If we find ourselves mired in rightness, here are two proposals to extricate ourselves from its grip: humour and paradox.  Because rightness is by definition accurate and correct, we do not escape the snare by opting for the false and spurious.  The trouble with rightness lies not in its veracity but its viscosity.  We unstick ourselves from rightness by apprehending what is “right” in the light of ironic humour, which leaves the proposition intact while undermining its stranglehold on agency.  Humour renders absurd what is meant in earnest.  The literal meaning holds, but the interpretation is set free.  Returning to the aforementioned example — we cannot force people to change, but if we do not change then we are doomed — the conundrum’s potency dissipates when we laugh in the face of absurdity.  Here, humour is a transgressive act that subverts the shock of meaning — the text remains the same but the message is altered through a willful registration.  The presupposed attitudinal backdrop that lends the text its salience suddenly shifts, thus reconstituting the interpretive outcome.  The psychic and spiritual problem posed by the statement rests in part on the intelligence that apprehends the problem, that makes transparent its artifice.  In laughing at how right we are, we are bigger than our rightness; we are too slippery to be glued to its grip.  Willful and cunning humour is defiance and transcendence both.

In addition to humour, paradox provides a way to neutralize the paralysis of being in the right.  Much of the deeper truths about the world exist in paradox.  For example, there is a Hasidic saying that illustrates precisely the incisiveness of paradox: we each wear a coat with two pockets.  One pocket is filled with gold nuggets, the other with dust.  Every time we reach into these pockets, we are reminded of what we are.  Herein lies the paradox: each human life is as precious as gold and as insignificant as dust.  A paradox is contradiction in appearance only, for its opposing components form a completeness greater than its parts.  Such is the complexity of a world that eludes full understanding, despite our faltering attempts at conceptualization within the limits of our ape cognition.  The further we inquire into one truth, the more its obverse counterpart rises into view, thus challenging our hold on any one proposition with absolute certainty.  If we find ourselves stuck in the right, we discover an antidote in restating our rightness in the form of paradox: the world is both flawed and perfect; I am both broken and pristine; we must all do something and nothing more needs to be done; the situation is unfair and fairness is irrelevant.  Contradiction is the stasis of meaning, an irreconcilable state of understanding.

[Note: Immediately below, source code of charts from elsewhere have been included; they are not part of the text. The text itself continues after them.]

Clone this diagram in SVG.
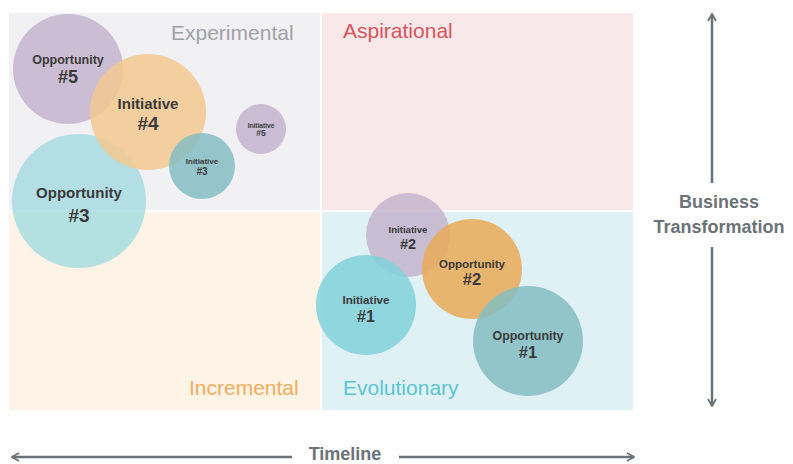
<svg xmlns="http://www.w3.org/2000/svg" width="793" height="464" viewBox="0 0 793 464">
<style>
.ql{font-family:"Liberation Sans",Arial,sans-serif;font-size:21px}
.lb{font-family:"Liberation Sans",Arial,sans-serif;font-weight:bold;fill:#3a3a3a;text-anchor:middle}
.ax{font-family:"Liberation Sans",Arial,sans-serif;font-weight:bold;font-size:18px;fill:#6b7278;text-anchor:middle}
.c{fill-opacity:0.85}
.pur{fill:#c4b4cd}
.orl{fill:#f3c991}
.ord{fill:#e9aa56}
.tea{fill:#84bdc2}
.cya{fill:#81d1db}
.lcy{fill:#a8dce1}
.axl{stroke:#6b7278;stroke-width:2.5;fill:none}
</style>
<defs>
<marker id="ah" viewBox="0 0 10 10" refX="9" refY="5" markerWidth="4" markerHeight="4" orient="auto-start-reverse" markerUnits="strokeWidth">
<path d="M2,1 L9,5 L2,9" fill="none" stroke="#6b7278" stroke-width="1.8"/>
</marker>
</defs>
<rect width="793" height="464" fill="#ffffff"/>
<g id="quadrants">
<rect x="9" y="13" width="311" height="197" fill="#f1f1f4"/>
<rect x="322" y="13" width="311" height="197" fill="#f9e8ea"/>
<rect x="9" y="212" width="311" height="198" fill="#fdf3e6"/>
<rect x="322" y="212" width="311" height="198" fill="#e0f1f5"/>
<text class="ql" x="171" y="40" fill="#a0a1a5">Experimental</text>
<text class="ql" x="343" y="38" fill="#d9545c">Aspirational</text>
<text class="ql" x="189" y="395" fill="#f3ad5f">Incremental</text>
<text class="ql" x="343" y="395" fill="#5bc5d3">Evolutionary</text>
</g>
<g id="opp5"><circle class="c pur" cx="68" cy="69" r="55"/>
<text class="lb" x="68" y="64" font-size="12.5">Opportunity</text><text class="lb" x="68" y="83" font-size="18">#5</text></g>
<g id="opp3"><circle class="c lcy" cx="79" cy="201" r="67"/>
<text class="lb" x="79" y="198" font-size="15">Opportunity</text><text class="lb" x="79" y="222" font-size="19">#3</text></g>
<g id="init4"><circle class="c orl" cx="148" cy="112" r="58"/>
<text class="lb" x="148" y="109" font-size="15">Initiative</text><text class="lb" x="148" y="130" font-size="19">#4</text></g>
<g id="init3"><circle class="c tea" cx="202" cy="166" r="33"/>
<text class="lb" x="202" y="164" font-size="8">Initiative</text><text class="lb" x="202" y="175" font-size="10">#3</text></g>
<g id="init5"><circle class="c pur" cx="261" cy="129" r="25"/>
<text class="lb" x="261" y="128" font-size="6.6">Initiative</text><text class="lb" x="261" y="136" font-size="8.5">#5</text></g>
<g id="init2"><circle class="c pur" cx="408" cy="235" r="42"/>
<text class="lb" x="408" y="233" font-size="9.6">Initiative</text><text class="lb" x="408" y="249" font-size="14.5">#2</text></g>
<g id="init1"><circle class="c cya" cx="366" cy="305" r="50"/>
<text class="lb" x="366" y="304" font-size="11.6">Initiative</text><text class="lb" x="366" y="322" font-size="16">#1</text></g>
<g id="opp2"><circle class="c ord" cx="472" cy="269" r="50"/>
<text class="lb" x="472" y="268" font-size="11.5">Opportunity</text><text class="lb" x="472" y="285" font-size="16.5">#2</text></g>
<g id="opp1"><circle class="c tea" cx="528" cy="341" r="55"/>
<text class="lb" x="528" y="340" font-size="12.4">Opportunity</text><text class="lb" x="528" y="358" font-size="16.5">#1</text></g>
<g id="connectors">
<line class="axl" x1="712" y1="183" x2="712" y2="14" marker-end="url(#ah)"/>
<line class="axl" x1="712" y1="247" x2="712" y2="406" marker-end="url(#ah)"/>
<line class="axl" x1="292" y1="457" x2="12" y2="457" marker-end="url(#ah)"/>
<line class="axl" x1="399" y1="457" x2="634" y2="457" marker-end="url(#ah)"/>
</g>
<g id="axis-labels">
<text class="ax" x="719" y="208">Business</text>
<text class="ax" x="719" y="233">Transformation</text>
<text class="ax" x="345" y="460" font-size="17.5">Timeline</text>
</g>
</svg>
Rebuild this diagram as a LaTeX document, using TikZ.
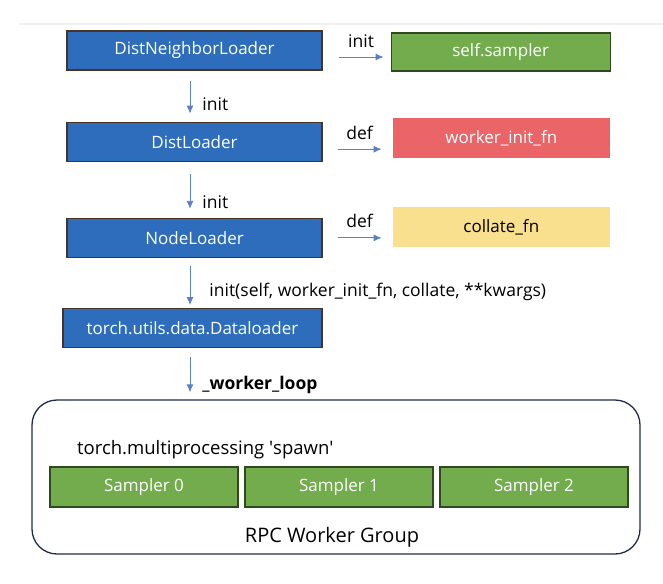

We overcome the stasis of meaning by entering into contradiction itself.  Paradox redeems contradiction through contradiction, achieves the triumph of text over text.  In embracing and living the paradox, the prison fortress stands, but we are free to walk through and out of it.

The sway of rightness is often an affliction.  Many people would rather be right than happy.  They prefer to be right even when doing so harms those they love, or prevents them from skillfully navigating the challenges of life.  With maturity, we can see that rightness neither encompasses the whole of our capacity, nor define the totality of our aims.  The astuteness of our views, the accuracy of our perception must return to their place beside other propensities: kindness, skillfulness, compassion, patience, forbearance, magnanimity, and love.  In response to the absurd, we laugh, chuckle, guffaw.   In the teeth of contradiction, we return to completeness afforded by paradox.  In so doing, we leave rightness intact while extricating ourselves from its paralyzing grip.     

[1] This character is entirely fictional, but her plight is common among many who have experienced the bittersweetness of parenthood.

[2] This character is also fictional.